Görüldüğü gibi sadece ÖSS sınavını kazanmak yeterli olmadığı gibi; eğer size uygun olmayan bir bölümü bitirdiyseniz hayat başarısını da garantilememektedir. Bu sınav da diğer sınavlar gibi bir sınavdır ve eğer kendinizi başarılı ve en önemlisi işe yarar hissedeceğiniz bir meslek edinmek istiyorsanız önce kendinizi doğru tanımalısınız.

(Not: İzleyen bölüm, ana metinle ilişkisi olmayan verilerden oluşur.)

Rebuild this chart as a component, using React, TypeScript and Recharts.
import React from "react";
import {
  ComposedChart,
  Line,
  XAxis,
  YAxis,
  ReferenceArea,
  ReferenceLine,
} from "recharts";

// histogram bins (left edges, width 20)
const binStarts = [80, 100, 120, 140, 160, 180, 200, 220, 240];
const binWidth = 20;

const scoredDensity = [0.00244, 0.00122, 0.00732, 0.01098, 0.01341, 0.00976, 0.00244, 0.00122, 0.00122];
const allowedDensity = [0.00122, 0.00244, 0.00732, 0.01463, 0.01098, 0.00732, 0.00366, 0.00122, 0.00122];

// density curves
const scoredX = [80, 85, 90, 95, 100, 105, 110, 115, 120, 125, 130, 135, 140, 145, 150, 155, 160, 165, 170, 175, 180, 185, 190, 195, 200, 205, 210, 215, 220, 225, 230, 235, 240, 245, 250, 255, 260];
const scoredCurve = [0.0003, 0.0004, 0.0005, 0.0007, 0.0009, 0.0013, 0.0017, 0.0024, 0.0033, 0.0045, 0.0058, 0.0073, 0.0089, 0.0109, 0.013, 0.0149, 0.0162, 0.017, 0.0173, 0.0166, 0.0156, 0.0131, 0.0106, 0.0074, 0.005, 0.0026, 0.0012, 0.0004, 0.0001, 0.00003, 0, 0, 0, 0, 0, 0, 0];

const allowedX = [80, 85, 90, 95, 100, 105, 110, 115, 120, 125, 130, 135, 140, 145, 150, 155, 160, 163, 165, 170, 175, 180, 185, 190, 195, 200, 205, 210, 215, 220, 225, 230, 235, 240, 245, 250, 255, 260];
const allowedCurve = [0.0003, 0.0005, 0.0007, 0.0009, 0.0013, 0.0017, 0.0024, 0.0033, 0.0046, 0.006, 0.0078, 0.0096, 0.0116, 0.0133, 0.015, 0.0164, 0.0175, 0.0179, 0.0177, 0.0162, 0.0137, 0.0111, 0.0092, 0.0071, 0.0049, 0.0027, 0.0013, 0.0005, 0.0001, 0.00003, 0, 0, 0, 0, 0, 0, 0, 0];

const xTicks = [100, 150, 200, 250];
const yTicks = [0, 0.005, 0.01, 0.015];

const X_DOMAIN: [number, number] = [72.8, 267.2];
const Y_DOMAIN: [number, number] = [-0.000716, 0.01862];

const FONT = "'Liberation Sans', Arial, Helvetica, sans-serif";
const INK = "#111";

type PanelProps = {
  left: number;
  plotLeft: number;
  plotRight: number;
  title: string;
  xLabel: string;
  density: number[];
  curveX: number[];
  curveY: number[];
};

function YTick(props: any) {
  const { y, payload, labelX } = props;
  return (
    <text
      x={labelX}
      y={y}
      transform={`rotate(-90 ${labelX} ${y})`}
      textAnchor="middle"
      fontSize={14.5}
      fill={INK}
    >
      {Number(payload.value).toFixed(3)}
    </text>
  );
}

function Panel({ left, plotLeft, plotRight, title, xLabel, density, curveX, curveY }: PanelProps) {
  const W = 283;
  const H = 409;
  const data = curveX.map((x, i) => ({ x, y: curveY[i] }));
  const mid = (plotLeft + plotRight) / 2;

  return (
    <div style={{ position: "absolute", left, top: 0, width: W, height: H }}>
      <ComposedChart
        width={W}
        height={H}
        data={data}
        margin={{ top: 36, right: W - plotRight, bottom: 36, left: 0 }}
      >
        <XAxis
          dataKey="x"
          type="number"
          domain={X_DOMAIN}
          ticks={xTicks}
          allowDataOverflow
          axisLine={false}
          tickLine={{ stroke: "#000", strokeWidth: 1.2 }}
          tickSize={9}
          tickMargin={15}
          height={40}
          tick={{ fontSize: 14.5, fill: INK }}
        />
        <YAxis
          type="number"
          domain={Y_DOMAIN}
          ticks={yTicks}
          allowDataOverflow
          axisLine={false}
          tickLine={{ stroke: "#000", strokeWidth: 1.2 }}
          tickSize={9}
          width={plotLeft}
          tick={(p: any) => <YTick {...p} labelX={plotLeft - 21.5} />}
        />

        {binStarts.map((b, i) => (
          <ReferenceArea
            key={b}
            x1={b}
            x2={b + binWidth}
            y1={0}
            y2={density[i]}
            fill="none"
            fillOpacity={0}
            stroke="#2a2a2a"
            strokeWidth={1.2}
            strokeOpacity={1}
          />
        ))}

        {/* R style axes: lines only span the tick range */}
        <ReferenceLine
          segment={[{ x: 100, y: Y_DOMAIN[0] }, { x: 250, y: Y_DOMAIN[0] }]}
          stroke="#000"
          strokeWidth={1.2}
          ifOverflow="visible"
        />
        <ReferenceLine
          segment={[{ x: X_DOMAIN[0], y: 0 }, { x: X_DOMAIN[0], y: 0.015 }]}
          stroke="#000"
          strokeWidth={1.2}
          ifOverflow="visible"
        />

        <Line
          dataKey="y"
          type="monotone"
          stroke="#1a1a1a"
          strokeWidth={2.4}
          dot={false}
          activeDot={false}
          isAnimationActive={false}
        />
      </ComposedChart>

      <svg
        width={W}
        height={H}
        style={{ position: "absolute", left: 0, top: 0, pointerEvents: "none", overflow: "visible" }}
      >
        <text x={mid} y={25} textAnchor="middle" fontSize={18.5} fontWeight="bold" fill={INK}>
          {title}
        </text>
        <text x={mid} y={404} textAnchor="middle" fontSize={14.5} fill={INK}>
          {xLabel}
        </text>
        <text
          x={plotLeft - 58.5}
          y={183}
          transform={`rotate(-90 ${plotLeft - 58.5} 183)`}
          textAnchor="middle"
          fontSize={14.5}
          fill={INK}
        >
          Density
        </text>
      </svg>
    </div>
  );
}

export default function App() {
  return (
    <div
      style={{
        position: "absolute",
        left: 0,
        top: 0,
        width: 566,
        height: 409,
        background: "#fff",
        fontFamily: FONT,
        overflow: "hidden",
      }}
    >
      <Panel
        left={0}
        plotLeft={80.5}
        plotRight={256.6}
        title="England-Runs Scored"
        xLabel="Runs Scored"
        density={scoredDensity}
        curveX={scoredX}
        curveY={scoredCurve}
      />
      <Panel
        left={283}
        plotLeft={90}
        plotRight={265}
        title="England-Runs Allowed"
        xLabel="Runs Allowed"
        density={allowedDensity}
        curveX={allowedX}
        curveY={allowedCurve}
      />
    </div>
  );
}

Danışanlarım arasında liseden sonra işe girmiş ve 30 yaşında bulunduğu işyerinde üst düzeylere gelmiş çok sayıda insan var. Bunların çoğu sonradan dışarıdan da olsa üniversite bitirmiş; bir ya da ikinci yabancı dili öğrenmiş kişiler. Mesleki tecrübeleri iyi üniversitelerden mezun ve master yapmış kişilere karşı tercih edilmelerini sağlıyor. Oysa çok iyi üniversitelerden mezun;30 yaşında ve yaşamda istediği başarıyı yakalayamadığını söyleyen pek çok danışanım da var. Sanırım erken işe başlayanların hangi işi sevdiklerini anlamaları ve doğruyu bulduklarında o yolda ilerlemeleri için daha çok şansları var. Hepinizin ne istediğinizi bulmanız ve çok mutlu olmanız dileklerimle.